Obesity drugs strip muscle along with fat. The fix that made headlines this week is a monthly antibody infusion. A mouse study published the next day says a cheap ketone drink did much the same thing.

The headline fix came in Nature Medicine on June 8. Researchers gave 102 people with overweight or obesity weekly tirzepatide, the drug sold as Mounjaro, for 24 weeks, and gave half of them a monthly infusion of apitegromab, an experimental antibody that blocks myostatin, the body's brake on muscle growth. The antibody group lost about half as much lean mass as the people on tirzepatide alone, and scored slightly better on grip and leg-strength tests. The Guardian ↗ and the BBC ↗ both ran it, the BBC under the headline "Ozempic butt."

How much of the weight people lose on these drugs is muscle rather than fat is itself unsettled. The BBC put it at a third. The Nature Medicine team and several others land at 25 to 40 percent. The new mouse paper cites a figure as high as 45 percent. Lean mass is not all muscle, it also counts organ tissue and blood, but the muscle share is the part that matters for staying strong and mobile, and the spread between a third and nearly half is wide enough that the honest answer is nobody has pinned it down.

The second fix is a drink. In JCI Insight ↗, a team led by Yasser Abuetabh at the University of Alberta put obese, glucose-intolerant mice on one of three regimens for three weeks: a placebo, semaglutide alone, or semaglutide plus an oral ketone ester, a supplement that floods the blood with beta-hydroxybutyrate, the same fuel the body makes during fasting. Semaglutide on its own did what it does in people. It cut lean mass, weakened the animals' muscles, dialed down the genes that run muscle mitochondria, and switched on the genes that drive muscle wasting. Adding the ketone ester held the line. The mice kept their muscle mass and their strength, and they lost just as much fat as the semaglutide-only group.

That last point is the one that matters. A muscle-preserving add-on is only useful if it does not blunt the weight loss people took the drug for, and the ketone ester did not. Mechanistically the two fixes work from opposite ends. Apitegromab blocks a signal to build muscle back. The ketone ester appears to keep the existing muscle running, by protecting the mitochondria and the metabolic machinery that semaglutide knocks down.
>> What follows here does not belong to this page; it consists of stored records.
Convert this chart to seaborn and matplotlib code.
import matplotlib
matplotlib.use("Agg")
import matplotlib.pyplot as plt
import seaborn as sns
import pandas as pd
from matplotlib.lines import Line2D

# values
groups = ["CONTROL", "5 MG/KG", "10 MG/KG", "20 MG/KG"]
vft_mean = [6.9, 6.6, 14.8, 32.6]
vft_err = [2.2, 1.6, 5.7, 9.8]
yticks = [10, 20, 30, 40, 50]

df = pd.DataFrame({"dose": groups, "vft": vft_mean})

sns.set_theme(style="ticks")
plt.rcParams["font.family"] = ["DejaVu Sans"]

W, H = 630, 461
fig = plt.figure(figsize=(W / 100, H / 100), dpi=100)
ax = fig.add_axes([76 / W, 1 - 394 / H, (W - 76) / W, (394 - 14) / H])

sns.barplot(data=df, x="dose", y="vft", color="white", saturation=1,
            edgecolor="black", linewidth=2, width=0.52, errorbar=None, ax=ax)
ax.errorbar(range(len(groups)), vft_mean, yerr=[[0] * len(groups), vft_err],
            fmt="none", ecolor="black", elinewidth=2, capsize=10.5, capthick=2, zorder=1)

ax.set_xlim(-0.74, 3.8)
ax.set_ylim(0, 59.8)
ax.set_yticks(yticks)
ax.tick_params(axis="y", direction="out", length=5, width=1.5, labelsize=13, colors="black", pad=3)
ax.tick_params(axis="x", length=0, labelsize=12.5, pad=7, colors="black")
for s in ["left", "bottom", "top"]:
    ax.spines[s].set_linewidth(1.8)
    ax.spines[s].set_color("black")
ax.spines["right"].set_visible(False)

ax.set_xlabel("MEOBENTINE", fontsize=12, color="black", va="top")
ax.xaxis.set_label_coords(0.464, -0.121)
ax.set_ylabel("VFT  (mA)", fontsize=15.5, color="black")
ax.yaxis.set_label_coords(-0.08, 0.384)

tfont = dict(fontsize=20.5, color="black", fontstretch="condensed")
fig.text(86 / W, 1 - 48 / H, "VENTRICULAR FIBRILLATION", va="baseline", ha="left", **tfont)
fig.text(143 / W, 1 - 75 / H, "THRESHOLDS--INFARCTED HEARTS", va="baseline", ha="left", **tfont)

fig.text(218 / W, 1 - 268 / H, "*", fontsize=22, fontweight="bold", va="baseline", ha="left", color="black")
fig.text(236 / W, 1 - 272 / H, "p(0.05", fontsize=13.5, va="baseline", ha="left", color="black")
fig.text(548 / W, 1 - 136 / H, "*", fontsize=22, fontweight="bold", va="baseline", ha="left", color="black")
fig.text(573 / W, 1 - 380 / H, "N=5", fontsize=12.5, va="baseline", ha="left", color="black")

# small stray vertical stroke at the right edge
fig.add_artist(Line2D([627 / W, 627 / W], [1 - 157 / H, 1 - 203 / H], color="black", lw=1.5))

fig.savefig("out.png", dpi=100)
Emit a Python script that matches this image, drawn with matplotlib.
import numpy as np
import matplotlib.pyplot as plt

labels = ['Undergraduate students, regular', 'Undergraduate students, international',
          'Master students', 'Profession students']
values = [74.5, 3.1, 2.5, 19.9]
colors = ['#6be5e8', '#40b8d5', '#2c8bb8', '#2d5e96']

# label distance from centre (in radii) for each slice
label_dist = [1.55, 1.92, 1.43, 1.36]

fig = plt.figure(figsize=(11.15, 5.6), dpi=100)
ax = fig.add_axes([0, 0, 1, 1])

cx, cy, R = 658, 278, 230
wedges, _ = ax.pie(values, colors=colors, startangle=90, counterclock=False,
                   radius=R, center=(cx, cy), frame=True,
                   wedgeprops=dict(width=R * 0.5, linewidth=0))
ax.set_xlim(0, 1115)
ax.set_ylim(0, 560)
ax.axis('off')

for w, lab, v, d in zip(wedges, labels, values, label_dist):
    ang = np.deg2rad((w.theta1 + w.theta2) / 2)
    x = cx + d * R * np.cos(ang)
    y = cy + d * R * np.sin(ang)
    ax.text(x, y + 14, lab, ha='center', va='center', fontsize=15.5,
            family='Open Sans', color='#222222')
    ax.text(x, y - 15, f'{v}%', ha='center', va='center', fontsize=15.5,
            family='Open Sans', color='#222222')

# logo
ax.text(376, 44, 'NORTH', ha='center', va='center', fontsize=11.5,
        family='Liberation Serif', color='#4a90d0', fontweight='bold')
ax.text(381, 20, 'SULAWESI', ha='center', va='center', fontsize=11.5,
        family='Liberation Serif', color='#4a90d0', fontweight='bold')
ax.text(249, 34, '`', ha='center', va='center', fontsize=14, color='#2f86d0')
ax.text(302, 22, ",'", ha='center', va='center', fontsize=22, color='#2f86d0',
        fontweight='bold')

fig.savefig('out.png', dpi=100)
The muscle-loss problem now has a small pile of competing answers, and peptidemodel has been tracking them. A glucagon-leaning co-agonist preserved lean mass in one earlier readout. Then came an aging-enzyme block that restored muscle ↗ trimmed by semaglutide. Now a ketone ester. One is a redesigned drug, one is an injectable biologic, one is a supplement already sold to endurance athletes. They are not interchangeable, but they are aimed at the same target, and the cheapest of them just posted positive preclinical data.

The caveats on the ketone study are the usual ones, and they are real. This is three weeks in mice, with the strongest evidence coming from gene-expression readouts rather than long-term outcomes, and ketone esters are expensive per dose and famously unpleasant to drink. None of that has been tested against semaglutide ↗ in a person. But the case for treating GLP-1 ↗ muscle loss as a solvable engineering problem, rather than an unavoidable tax on weight loss, keeps getting stronger, and it no longer all runs through myostatin ↗.